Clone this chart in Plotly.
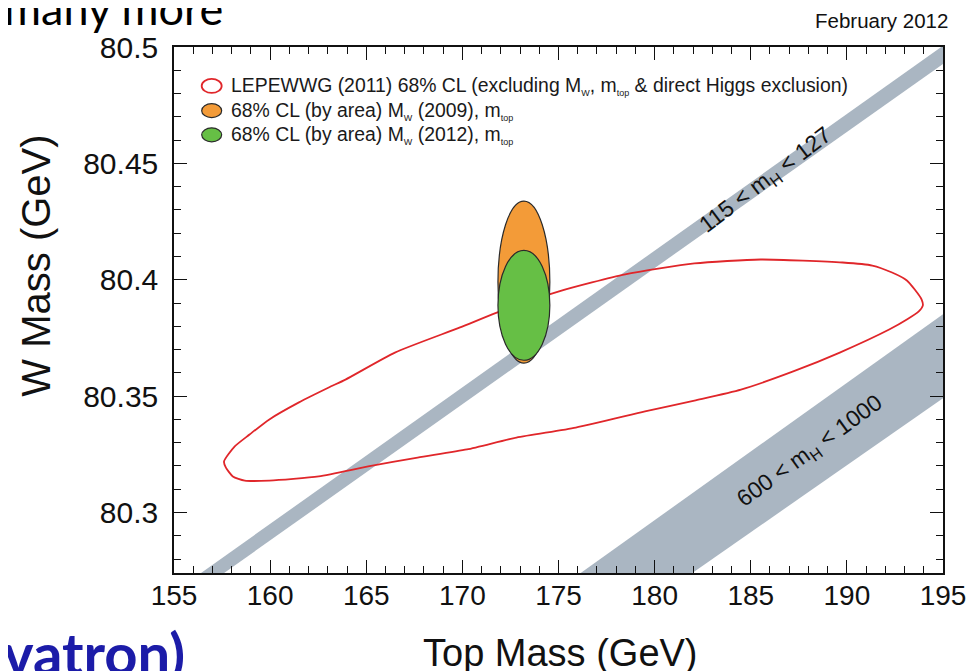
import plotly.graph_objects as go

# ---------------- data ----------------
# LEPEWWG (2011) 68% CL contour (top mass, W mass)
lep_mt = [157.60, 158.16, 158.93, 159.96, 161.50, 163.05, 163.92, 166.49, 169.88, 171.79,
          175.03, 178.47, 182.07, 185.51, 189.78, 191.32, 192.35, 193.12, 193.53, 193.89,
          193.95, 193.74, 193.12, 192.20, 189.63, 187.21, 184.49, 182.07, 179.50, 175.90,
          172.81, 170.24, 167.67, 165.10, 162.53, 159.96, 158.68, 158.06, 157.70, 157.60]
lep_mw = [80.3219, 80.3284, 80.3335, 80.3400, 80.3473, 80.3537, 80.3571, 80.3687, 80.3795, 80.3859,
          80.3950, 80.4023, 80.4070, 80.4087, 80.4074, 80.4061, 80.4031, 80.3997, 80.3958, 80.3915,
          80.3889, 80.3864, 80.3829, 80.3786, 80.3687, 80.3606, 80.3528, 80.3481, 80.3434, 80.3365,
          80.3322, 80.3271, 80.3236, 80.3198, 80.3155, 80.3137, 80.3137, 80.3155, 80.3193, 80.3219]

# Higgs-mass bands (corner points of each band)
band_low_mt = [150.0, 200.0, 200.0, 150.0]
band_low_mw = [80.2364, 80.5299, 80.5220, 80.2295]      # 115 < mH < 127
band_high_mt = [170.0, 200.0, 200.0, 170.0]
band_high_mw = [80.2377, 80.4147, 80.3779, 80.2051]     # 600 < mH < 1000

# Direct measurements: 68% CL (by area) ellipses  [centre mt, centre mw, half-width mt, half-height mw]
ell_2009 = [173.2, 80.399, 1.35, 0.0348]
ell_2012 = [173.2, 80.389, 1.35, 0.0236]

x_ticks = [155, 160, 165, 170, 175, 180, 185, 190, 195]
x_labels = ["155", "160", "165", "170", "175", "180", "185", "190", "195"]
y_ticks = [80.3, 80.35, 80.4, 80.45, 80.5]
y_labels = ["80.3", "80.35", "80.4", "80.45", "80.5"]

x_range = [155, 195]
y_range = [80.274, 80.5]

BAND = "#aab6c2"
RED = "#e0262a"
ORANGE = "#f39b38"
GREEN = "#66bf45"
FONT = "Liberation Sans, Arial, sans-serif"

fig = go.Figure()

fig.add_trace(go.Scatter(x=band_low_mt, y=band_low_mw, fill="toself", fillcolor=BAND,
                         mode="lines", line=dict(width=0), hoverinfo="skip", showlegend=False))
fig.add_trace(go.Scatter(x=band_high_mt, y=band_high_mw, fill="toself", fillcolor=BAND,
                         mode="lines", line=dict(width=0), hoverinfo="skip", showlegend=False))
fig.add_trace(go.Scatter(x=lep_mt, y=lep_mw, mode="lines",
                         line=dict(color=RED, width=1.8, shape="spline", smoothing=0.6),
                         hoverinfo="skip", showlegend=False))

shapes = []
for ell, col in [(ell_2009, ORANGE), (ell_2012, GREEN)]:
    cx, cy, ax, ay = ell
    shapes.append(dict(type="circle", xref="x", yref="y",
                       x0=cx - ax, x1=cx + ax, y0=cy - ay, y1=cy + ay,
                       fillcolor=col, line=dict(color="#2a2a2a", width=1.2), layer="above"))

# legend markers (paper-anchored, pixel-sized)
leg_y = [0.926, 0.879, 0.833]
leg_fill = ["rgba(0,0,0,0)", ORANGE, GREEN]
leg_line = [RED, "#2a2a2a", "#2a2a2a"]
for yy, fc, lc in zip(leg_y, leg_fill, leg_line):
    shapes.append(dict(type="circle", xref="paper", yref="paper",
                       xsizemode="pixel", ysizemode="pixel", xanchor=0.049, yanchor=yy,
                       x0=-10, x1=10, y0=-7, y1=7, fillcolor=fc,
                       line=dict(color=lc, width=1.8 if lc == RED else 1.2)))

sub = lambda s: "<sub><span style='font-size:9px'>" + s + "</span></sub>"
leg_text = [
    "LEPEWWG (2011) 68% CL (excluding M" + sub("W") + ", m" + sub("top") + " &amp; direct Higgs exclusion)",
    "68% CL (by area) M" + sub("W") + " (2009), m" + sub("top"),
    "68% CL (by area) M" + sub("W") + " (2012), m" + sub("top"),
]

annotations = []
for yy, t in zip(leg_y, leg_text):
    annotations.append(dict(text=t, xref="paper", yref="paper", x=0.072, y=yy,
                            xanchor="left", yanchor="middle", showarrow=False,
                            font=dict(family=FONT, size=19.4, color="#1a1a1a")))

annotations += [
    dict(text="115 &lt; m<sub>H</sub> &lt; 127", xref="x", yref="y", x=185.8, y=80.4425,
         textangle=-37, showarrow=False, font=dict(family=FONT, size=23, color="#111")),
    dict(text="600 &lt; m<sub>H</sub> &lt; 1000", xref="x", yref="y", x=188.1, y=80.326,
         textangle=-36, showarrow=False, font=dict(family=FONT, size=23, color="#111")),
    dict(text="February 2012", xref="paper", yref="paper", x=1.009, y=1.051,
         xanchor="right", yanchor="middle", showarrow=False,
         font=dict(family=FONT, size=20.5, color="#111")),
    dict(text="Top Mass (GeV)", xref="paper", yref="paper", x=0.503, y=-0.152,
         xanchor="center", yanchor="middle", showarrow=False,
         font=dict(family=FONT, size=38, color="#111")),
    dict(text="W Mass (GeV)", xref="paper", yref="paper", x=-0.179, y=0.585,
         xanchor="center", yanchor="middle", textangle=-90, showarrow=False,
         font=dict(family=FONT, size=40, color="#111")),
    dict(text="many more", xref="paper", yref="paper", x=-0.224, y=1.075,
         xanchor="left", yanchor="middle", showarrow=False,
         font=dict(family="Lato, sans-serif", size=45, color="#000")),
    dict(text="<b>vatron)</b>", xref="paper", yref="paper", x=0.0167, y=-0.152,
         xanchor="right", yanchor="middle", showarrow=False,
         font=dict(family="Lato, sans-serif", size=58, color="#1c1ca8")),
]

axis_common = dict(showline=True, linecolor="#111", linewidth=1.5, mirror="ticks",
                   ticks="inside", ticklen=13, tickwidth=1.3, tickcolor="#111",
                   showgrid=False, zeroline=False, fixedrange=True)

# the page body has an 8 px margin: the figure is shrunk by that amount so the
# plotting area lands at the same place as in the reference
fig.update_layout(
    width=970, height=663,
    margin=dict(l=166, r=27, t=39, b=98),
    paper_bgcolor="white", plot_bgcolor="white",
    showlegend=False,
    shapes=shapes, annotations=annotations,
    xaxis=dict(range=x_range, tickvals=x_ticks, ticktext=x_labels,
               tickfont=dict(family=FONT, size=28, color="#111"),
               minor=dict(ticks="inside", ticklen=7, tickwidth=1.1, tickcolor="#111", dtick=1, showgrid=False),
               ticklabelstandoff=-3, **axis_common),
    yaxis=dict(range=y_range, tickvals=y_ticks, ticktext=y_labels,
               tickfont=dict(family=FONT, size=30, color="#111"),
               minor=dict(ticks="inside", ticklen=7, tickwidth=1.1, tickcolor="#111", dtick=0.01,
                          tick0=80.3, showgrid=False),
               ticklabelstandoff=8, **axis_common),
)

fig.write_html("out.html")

****************************************

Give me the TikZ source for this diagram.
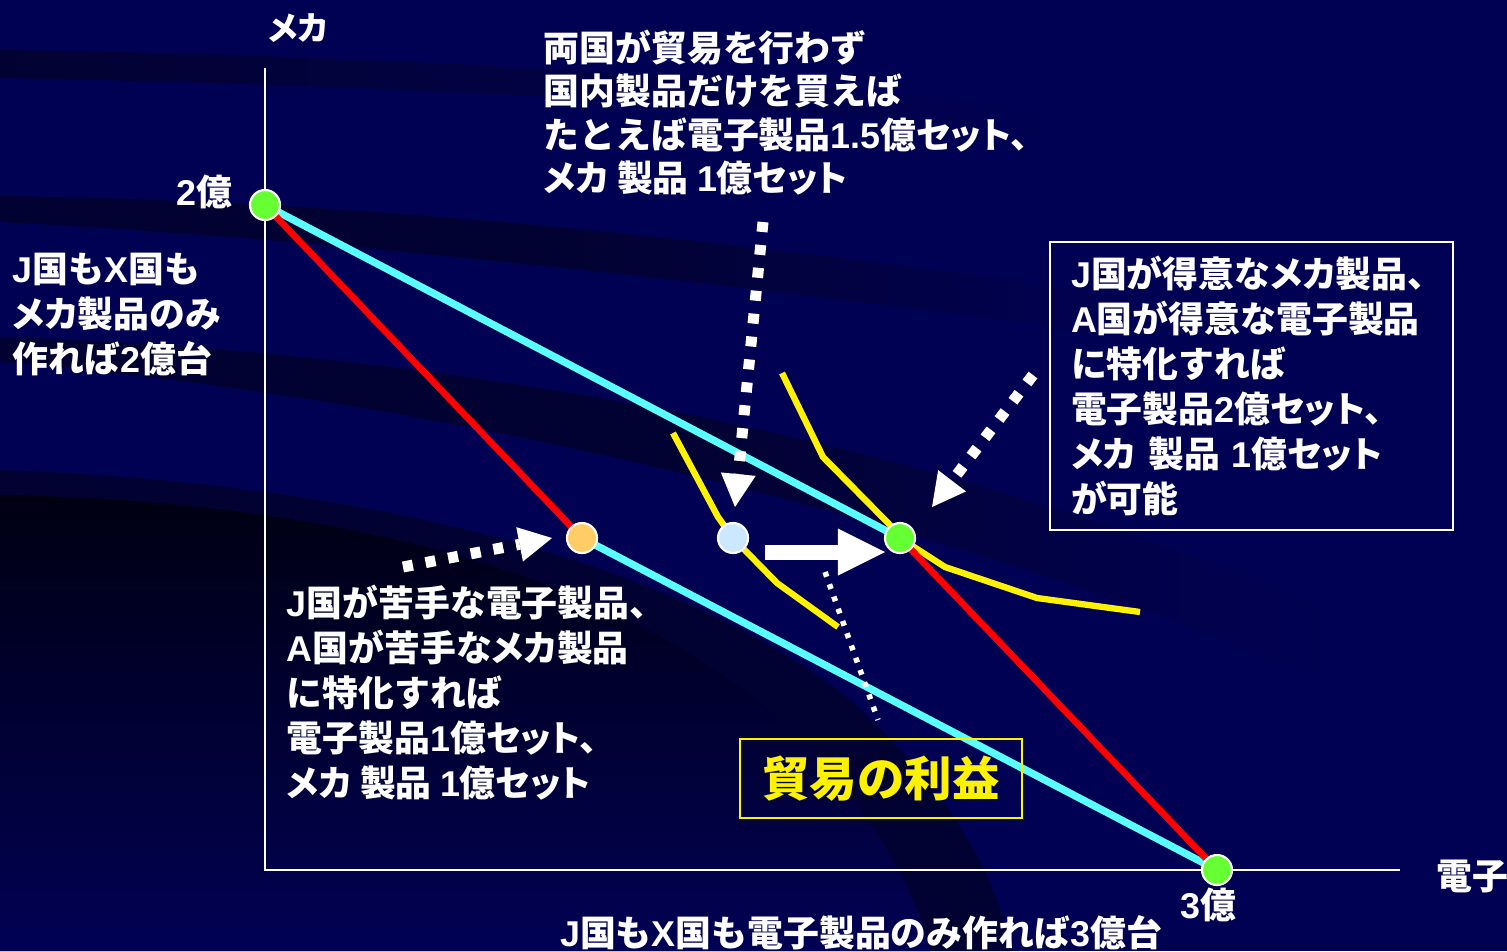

****************************************

Starting at the line that contains "Clone this chart in Plotly." and ending at the line that contains "fig = go.Figure()", give the lines again exactly. Do not include the pictures.

Clone this chart in Plotly.
import plotly.graph_objects as go

# ---------------- data ----------------
# LEPEWWG (2011) 68% CL contour (top mass, W mass)
lep_mt = [157.60, 158.16, 158.93, 159.96, 161.50, 163.05, 163.92, 166.49, 169.88, 171.79,
          175.03, 178.47, 182.07, 185.51, 189.78, 191.32, 192.35, 193.12, 193.53, 193.89,
          193.95, 193.74, 193.12, 192.20, 189.63, 187.21, 184.49, 182.07, 179.50, 175.90,
          172.81, 170.24, 167.67, 165.10, 162.53, 159.96, 158.68, 158.06, 157.70, 157.60]
lep_mw = [80.3219, 80.3284, 80.3335, 80.3400, 80.3473, 80.3537, 80.3571, 80.3687, 80.3795, 80.3859,
          80.3950, 80.4023, 80.4070, 80.4087, 80.4074, 80.4061, 80.4031, 80.3997, 80.3958, 80.3915,
          80.3889, 80.3864, 80.3829, 80.3786, 80.3687, 80.3606, 80.3528, 80.3481, 80.3434, 80.3365,
          80.3322, 80.3271, 80.3236, 80.3198, 80.3155, 80.3137, 80.3137, 80.3155, 80.3193, 80.3219]

# Higgs-mass bands (corner points of each band)
band_low_mt = [150.0, 200.0, 200.0, 150.0]
band_low_mw = [80.2364, 80.5299, 80.5220, 80.2295]      # 115 < mH < 127
band_high_mt = [170.0, 200.0, 200.0, 170.0]
band_high_mw = [80.2377, 80.4147, 80.3779, 80.2051]     # 600 < mH < 1000

# Direct measurements: 68% CL (by area) ellipses  [centre mt, centre mw, half-width mt, half-height mw]
ell_2009 = [173.2, 80.399, 1.35, 0.0348]
ell_2012 = [173.2, 80.389, 1.35, 0.0236]

x_ticks = [155, 160, 165, 170, 175, 180, 185, 190, 195]
x_labels = ["155", "160", "165", "170", "175", "180", "185", "190", "195"]
y_ticks = [80.3, 80.35, 80.4, 80.45, 80.5]
y_labels = ["80.3", "80.35", "80.4", "80.45", "80.5"]

x_range = [155, 195]
y_range = [80.274, 80.5]

BAND = "#aab6c2"
RED = "#e0262a"
ORANGE = "#f39b38"
GREEN = "#66bf45"
FONT = "Liberation Sans, Arial, sans-serif"

fig = go.Figure()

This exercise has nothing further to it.